A decision on the Downtown Oak Park Colt Building needs to be made in the context of a larger plan for the area, village trustees said Thursday after rejecting two proposals to renovate or redevelop the site.

“Every decision we make [about downtown] impacts the next one,” Trustee Galen Gockel said. “So a decision with respect to [a proposed garage on North Boulevard] would impact development of that Colt Building parcel.”

Previously in the meeting the board discussed the garage project but asked for more information before moving ahead.

The proposals were responses to the village’s request for proposals (RFP) issued last October. One proposal called for renovating the Colt while the other called for tearing it down and redeveloping the site.

The restoration proposal’s developer asked the village for a $4.3 million discount on the Colt property; for the building next-door to the east, 1121-23 Lake St., for free; and for the village to cough up an additional $10.3 million for the project.

“The responses helped us to determine that the total village contribution to preserve the structure would be in the neighborhood of $15 million,” Village President David Pope said after the meeting. “I think that the general sentiment is that that would be a very difficult proposition for the taxpayers of the community to make that sort of an investment, particularly at this time, given the economic challenges that we face across the community.”

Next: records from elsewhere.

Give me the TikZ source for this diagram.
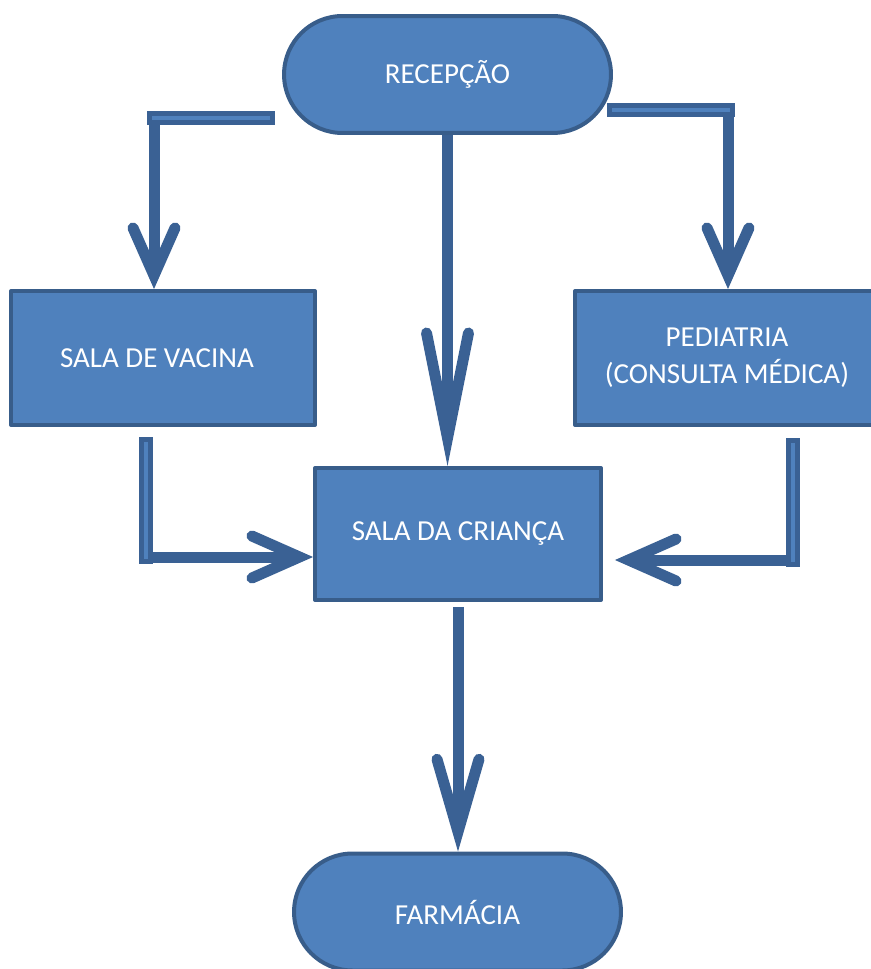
\documentclass[tikz,border=0pt]{standalone}
\usepackage{fontspec}
\setmainfont{Carlito}
\usetikzlibrary{arrows.meta,shapes.misc}

\definecolor{boxfill}{HTML}{4F81BD}
\definecolor{boxline}{HTML}{385D8A}
\definecolor{arrowline}{HTML}{3A6194}

\begin{document}
\begin{tikzpicture}[x=0.02cm,y=-0.02cm,
  main node/.style={rectangle,fill=boxfill,draw=boxline,line width=0.08cm,
  line join=round,text=white,font=\fontsize{16.5}{21}\selectfont,
  align=center,inner sep=0pt,minimum width=6.08cm,minimum height=2.68cm},
  end node/.style={main node,rounded rectangle,minimum width=6.54cm,
  minimum height=2.34cm},
  arrow line/.style={draw=arrowline,line width=0.22cm,
  -{Straight Barb[length=0.95cm,width=0.84cm,line cap=round,line join=miter]}},
  mid arrow/.style={arrow line,
  -{Straight Barb[length=1.45cm,width=0.84cm,line cap=round,line join=miter]}},
  long arrow/.style={arrow line,
  -{Straight Barb[length=2.1cm,width=0.84cm,line cap=round,line join=miter]}},
  bar/.style={-,draw=arrowline,double=boxfill,line width=0.1cm,
  double distance=0.08cm,line cap=rect}]

  \useasboundingbox (0,0) rectangle (871,969);

  \node[end node] (rec) at (447.5,74.5) {RECEPÇÃO};
  \node[main node] (vacina) at (163,358) {SALA DE VACINA\hspace*{0.24cm}};
  \node[main node] (pediatria) at (727,358) {PEDIATRIA\\(CONSULTA MÉDICA)};
  \node[main node,minimum width=5.72cm,minimum height=2.64cm] (crianca)
    at (458,534) {SALA DA CRIANÇA};
  \node[end node] (farmacia) at (457.5,912) {FARMÁCIA};

  \coordinate (vac corner) at (154,118);
  \coordinate (vac end) at (268,118);
  \coordinate (ped corner) at (728,110);
  \coordinate (ped end) at (614,110);
  \coordinate (vac out) at (146,444);
  \coordinate (vac turn) at (146,557);
  \coordinate (ped out) at (792.5,445);
  \coordinate (ped turn) at (792.5,560);

  \path
    %Recepcao to the three rooms%
    (vac corner) edge[arrow line] (vac corner |- vacina.north)
    (rec.south) edge[long arrow] (rec.south |- crianca.north)
    (ped corner) edge[arrow line] (ped corner |- pediatria.north)

    %Vacina and Pediatria to Sala da Crianca%
    (vac turn) edge[arrow line] (vac turn -| crianca.west)
    (ped turn) edge[arrow line,shorten >=0.24cm] (ped turn -| crianca.east)

    %Sala da Crianca to Farmacia%
    (crianca.south) edge[mid arrow,shorten <=0.1cm] (crianca.south |- farmacia.north)

    %Bars on top of the elbows%
    (vac end) edge[bar] (vac corner)
    (ped end) edge[bar] (ped corner)
    (vac out) edge[bar] (vac turn)
    (ped out) edge[bar] (ped turn);

\end{tikzpicture}
\end{document}
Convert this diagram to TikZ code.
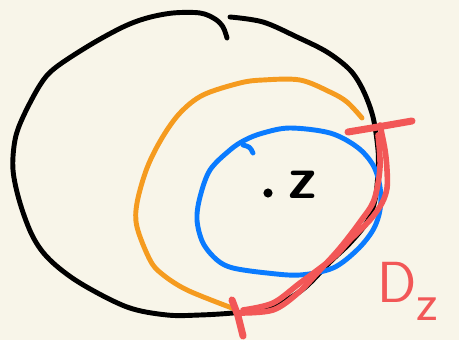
\documentclass[tikz,border=0pt]{standalone}
\usepackage{xcolor}
\usepackage{tikz}
\usepackage{amsmath}
\definecolor{carta}{HTML}{F8F5E9}
\definecolor{arancio}{HTML}{F59B1F}
\definecolor{azzurro}{HTML}{0A7BFF}
\definecolor{rosso}{HTML}{F25757}

\begin{document}
\begin{tikzpicture}[x=0.02cm, y=-0.02cm,
            every node/.style={inner sep=0pt},
            tratto/.style={line width=2.8pt, line cap=round, line join=round}]
        % Sfondo (fissa anche i margini)
        \fill[carta] (0,0) rectangle (459,340);
        \useasboundingbox (0,0) rectangle (459,340);

        % Cerchio esterno (nero, aperto in alto)
        \draw[tratto, black] plot[smooth, tension=0.55] coordinates {
                (230,17) (263,22) (297,37) (327,52) (350,70) (363,90)
                (373,117) (378,150) (378,172) (375,200) (367,222) (350,243)
                (330,262) (302,290) (267,309) (233,313) (200,315) (167,315)
                (127,307) (80,283) (50,260) (33,237) (20,203) (13,170)
                (15,140) (23,117) (40,85) (55,68) (90,45) (123,27) (147,18)
                (173,13) (200,13) (215,19) (223,27) (227,38)};

        % Cerchio intermedio (arancio)
        \draw[tratto, arancio] plot[smooth, tension=0.55] coordinates {
                (362,118) (347,102) (330,92) (300,80) (263,80) (240,83)
                (203,95) (180,113) (162,138) (147,168) (137,203) (137,227)
                (150,260) (162,274) (187,290) (232,308)};

        % Cerchio interno (blu)
        \draw[tratto, azzurro] plot[smooth cycle, tension=0.55] coordinates {
                (263,133) (290,128) (330,133) (357,147) (373,165) (380,187)
                (380,210) (373,230) (357,250) (333,268) (300,275) (267,273)
                (233,268) (217,260) (203,243) (197,220) (200,197) (210,170)
                (230,150) (245,140)};
        \draw[tratto, azzurro] (253,153) .. controls (250,147) .. (243,145);

        % Centro z
        \fill[black] (268,193) circle (2.6pt);
        \node[font=\fontsize{34}{34}\selectfont\sffamily\bfseries, anchor=base west] (zeta) at (288,199) {z};

        % Arco D_z (rosso, doppio tratto)
        \draw[tratto, rosso, line width=3.2pt] plot[smooth, tension=0.55] coordinates {
                (380,125) (385,150) (387,170) (387,188) (382,203) (370,220)
                (350,240) (333,258) (300,283) (273,303) (243,310)};
        \draw[tratto, rosso, line width=3.2pt] plot[smooth, tension=0.55] coordinates {
                (378,135) (380,167) (374,200) (360,222) (340,248) (320,270)
                (298,293) (273,310) (240,313)};
        \draw[tratto, rosso, line width=4pt] (348,132) -- (372,128) -- (412,121);
        \draw[tratto, rosso, line width=4pt] (232,300) -- (238,316) -- (243,336);

        % Etichetta
        \node[rosso, anchor=base west, font=\fontsize{33}{33}\selectfont\sffamily] (etichetta) at (377,303)
                {D\raisebox{-0.3em}{\fontsize{30}{30}\selectfont z}};
    \end{tikzpicture}
\end{document}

The redevelopment response called for tearing down the Colt Building and the 1121-23 Lake St. building, for opening a one-way southbound street from Lake to Westgate, and for a mixed-use building two stories tall on Lake and 10 stories tall on Westgate with first-floor retail. The project would have built 80 condominiums on the site.

The redevelopment project had estimated costs of $40.3 million; its developers asked for a $4 million write-down, or discount, on the Colt’s purchase price.

The board’s decision brings it full-circle to when it voted 4-3 in November 2005 to not approve a downtown “superblock” steering committee’s recommendation in its entirety. The plan called to demolish the Colt, install a north-south street, build a 500-car parking garage on North Boulevard, and open Westgate and the Marion Street mall to auto traffic.

The board decided to reject both Colt proposals in executive session Thursday, making the announcement later at the end of its special meeting.

Pope defended the board’s decision to hold the discussion behind closed doors by saying that, first, the board has the legal right to do so because the responses involved the sale of property, and because “there may be negative ramifications for the village for telegraphing [its] bargaining position with respect to a particular respondent to an RFP.”

After the meeting, Trustee Ray Johnson said there was “some support” on the board for the idea of creating a new street near the Colt site.

While discussing the North Boulevard garage during the meeting, Gockel said he wasn’t convinced of the village’s need for 500 new parking spaces. In that case, the garage–which consultants recommended be L-shaped and require the demolition of the 1145 Westgate building–could be smaller and preserve at least the front portion of 1145 Westgate, which the village also owns.

The 1145 Westgate building is across the street from the Colt Building, and across a parking lot from the Old Navy/TGI Friday’s building.

Gockel’s proposal, though, would mean the parking garage would not have an entrance off of Westgate, as it would with the larger L-shaped design. That illustrates the need to make a number of decisions downtown simultaneously, rather than sequentially, he said. Without a Westgate garage entrance, there seems to be less of a need for a new north-south street.

“All of these decisions will require us to make some decisions with respect to Lake Street,” Gockel said. He suggested redesigning the corridor to improve traffic flow.

Trustees Robert Milstein and Greg Marsey were also concerned about the cost of the garage project, which could include an income-producing use–such as residential, office or convention space–atop the parking area. First-floor retail is planned for the building’s west face.

Village Manager Tom Barwin said his staff will return to the board with more information on the garage project in late summer or early fall.

The board put off discussion of another downtown proposal, which calls for repositioning North Boulevard between Marion Street and Forest Avenue to create development space near the train station.